Date: Jun 09, 2021
To address challenges across the whole research data life circle, the team work on data policies and governance recommendations; develop common technologies to support the management, converged correlation, fast processing and visual analysis of large-scale research data; and constructed tailored user portals to facilitate data-intensive research.
1. Data Policies and Governance
To align policies and governance, a comprehensive data standard system has been established to develop a common language among heterogeneous scientific data resources from various aspects such as data collection, integration, application, service, and effect assessment. More than 40 standards and 5 guidelines have been developed, among which over 10 were polished into national standards.
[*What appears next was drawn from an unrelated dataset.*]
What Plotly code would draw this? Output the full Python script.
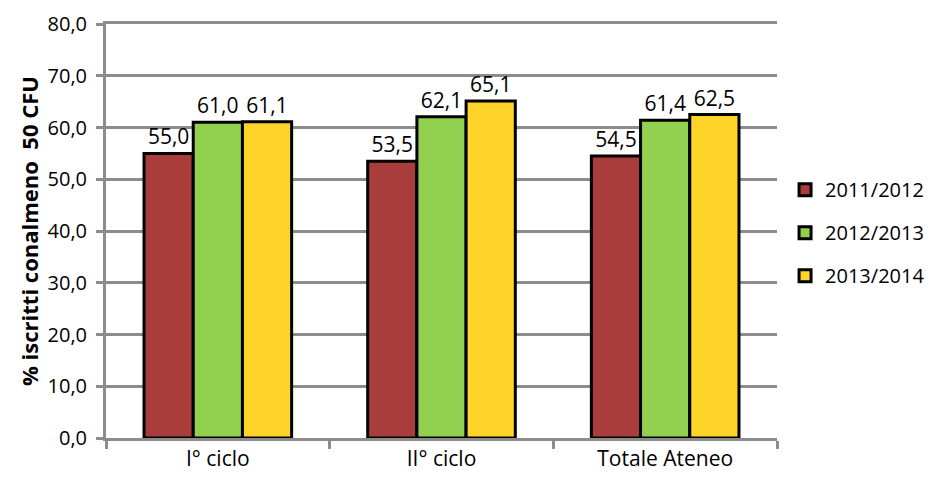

A series of models have been built to support the governance across the entire data life circle, including the data quality framework, the data quality maturity model, the QFD-based data quality evaluation method, the lightweight data traceability description model, etc.
Several evaluation systems have been designed such as the resource and service evaluation index system, and the expert evaluation system integrating quantitative and qualitative indicators.
2. Distributed Data Integration and Management
A uniformed digital object model was designed to describe heterogeneous scientific data. Based on digital objects, the technical system of data representation, discovery and access has been developed, including tools, software, and data interoperability models and protocols.
With the proposed scalable data management model and scientific database interoperability protocol, the logical and manageable data networks (Web of Data) were built. The VisualDB tools and VDB Cloud (cloud version of VisualDB) have been developed, which provides the functions of RDB and file data management, independent data website publishing, data interface publishing, and all kinds of data services publishing. VisualDB has been applied to 11 national scientific data centers, CAS scientific data center system, etc.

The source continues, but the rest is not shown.